GIVEN PROBLEM: Reproduce nothing but the lines from the start of the material through the line that includes "fig = go.Figure()", both ends included, and omit every picture.

SOURCE EXCERPT:
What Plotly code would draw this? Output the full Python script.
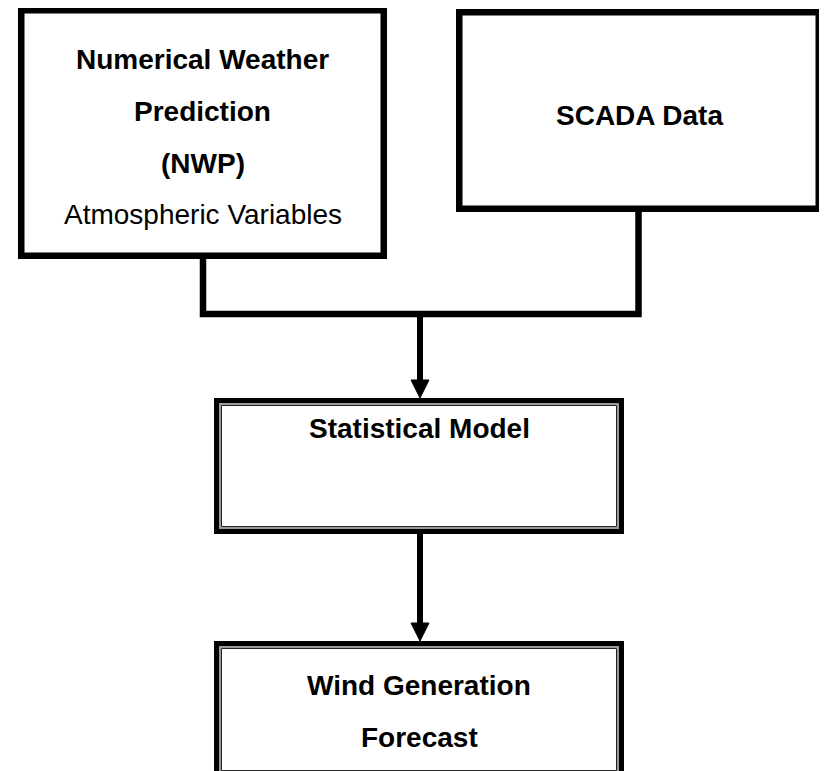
import plotly.graph_objects as go

# text of the flowchart nodes
nwp_lines = ["Numerical Weather", "Prediction", "(NWP)", "Atmospheric Variables"]
nwp_bold = [True, True, True, False]
scada_lines = ["SCADA Data"]
model_lines = ["Statistical Model"]
forecast_lines = ["Wind Generation", "Forecast"]

W, H = 827, 771
PAD = 8  # the page body margin pushes the figure 8px right and down
FONT = "Liberation Sans, Arial, Helvetica, sans-serif"
FONT_SIZE = 28

# layout of the boxes, in page pixels (outer edges)
boxes = [
    dict(lines=nwp_lines, bold=nwp_bold, x0=18, y0=7, x1=387, y1=259,
         double=False, text_y=[59, 111, 163, 214]),
    dict(lines=scada_lines, bold=[True], x0=456, y0=9, x1=822, y1=212,
         double=False, text_y=[115]),
    dict(lines=model_lines, bold=[True], x0=214, y0=398, x1=624, y1=534,
         double=True, text_y=[428]),
    dict(lines=forecast_lines, bold=[True, True], x0=214, y0=641, x1=624, y1=778,
         double=True, text_y=[685, 737]),
]

fig = go.Figure()

for b in boxes:
    if b["double"]:
        # thick black outer frame, grey band, thin dark inner line
        fig.add_shape(type="rect", x0=b["x0"] + 2.5, y0=b["y0"] + 2.5,
                      x1=b["x1"] - 2.5, y1=b["y1"] - 2.5,
                      line=dict(color="black", width=5))
        fig.add_shape(type="rect", x0=b["x0"] + 6, y0=b["y0"] + 6,
                      x1=b["x1"] - 6, y1=b["y1"] - 6,
                      line=dict(color="#9a9a9a", width=2))
        fig.add_shape(type="rect", x0=b["x0"] + 7.5, y0=b["y0"] + 7.5,
                      x1=b["x1"] - 7.5, y1=b["y1"] - 7.5,
                      line=dict(color="#222222", width=1))
    else:
        fig.add_shape(type="rect", x0=b["x0"] + 3.25, y0=b["y0"] + 3.25,
                      x1=b["x1"] - 3.25, y1=b["y1"] - 3.25,
                      line=dict(color="black", width=6.5))
    cx = (b["x0"] + b["x1"]) / 2
    for txt, bold, ty in zip(b["lines"], b["bold"], b["text_y"]):
        fig.add_annotation(
            x=cx, y=ty, text=f"<b>{txt}</b>" if bold else txt,
            showarrow=False, xanchor="center", yanchor="middle",
            font=dict(family=FONT, size=FONT_SIZE, color="black"),
        )

# connector joining the two input boxes
nwp, scada, model, fcst = boxes
nwp_x = 203
scada_x = 638.5
join_y = 314
fig.add_shape(
    type="path",
    path=f"M {nwp_x},{nwp['y1'] - 3} L {nwp_x},{join_y} L {scada_x},{join_y} "
         f"L {scada_x},{scada['y1'] - 3}",
    line=dict(color="black", width=6.5),
)

# downward arrows
arrow_x = 420
head_len, head_half = 18, 9
for y_start, tip in [(join_y + 3, model["y0"]), (model["y1"] - 2, fcst["y0"])]:
    fig.add_shape(type="line", x0=arrow_x, x1=arrow_x, y0=y_start, y1=tip - head_len + 1,
                  line=dict(color="black", width=6))
    fig.add_shape(
        type="path",
        path=f"M {arrow_x - head_half},{tip - head_len} L {arrow_x + head_half},{tip - head_len} "
             f"L {arrow_x},{tip} Z",
        fillcolor="black", line=dict(color="black", width=1),
    )

fig.update_layout(
    width=W - PAD, height=H - PAD,
    margin=dict(l=0, r=0, t=0, b=0),
    plot_bgcolor="white", paper_bgcolor="white",
    showlegend=False,
)
fig.update_xaxes(range=[PAD, W], visible=False, fixedrange=True)
fig.update_yaxes(range=[H, PAD], visible=False, fixedrange=True)

fig.write_html("out.html")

ANSWER TO THIS EXERCISE:
What Plotly code would draw this? Output the full Python script.
import plotly.graph_objects as go

# text of the flowchart nodes
nwp_lines = ["Numerical Weather", "Prediction", "(NWP)", "Atmospheric Variables"]
nwp_bold = [True, True, True, False]
scada_lines = ["SCADA Data"]
model_lines = ["Statistical Model"]
forecast_lines = ["Wind Generation", "Forecast"]

W, H = 827, 771
PAD = 8  # the page body margin pushes the figure 8px right and down
FONT = "Liberation Sans, Arial, Helvetica, sans-serif"
FONT_SIZE = 28

# layout of the boxes, in page pixels (outer edges)
boxes = [
    dict(lines=nwp_lines, bold=nwp_bold, x0=18, y0=7, x1=387, y1=259,
         double=False, text_y=[59, 111, 163, 214]),
    dict(lines=scada_lines, bold=[True], x0=456, y0=9, x1=822, y1=212,
         double=False, text_y=[115]),
    dict(lines=model_lines, bold=[True], x0=214, y0=398, x1=624, y1=534,
         double=True, text_y=[428]),
    dict(lines=forecast_lines, bold=[True, True], x0=214, y0=641, x1=624, y1=778,
         double=True, text_y=[685, 737]),
]

fig = go.Figure()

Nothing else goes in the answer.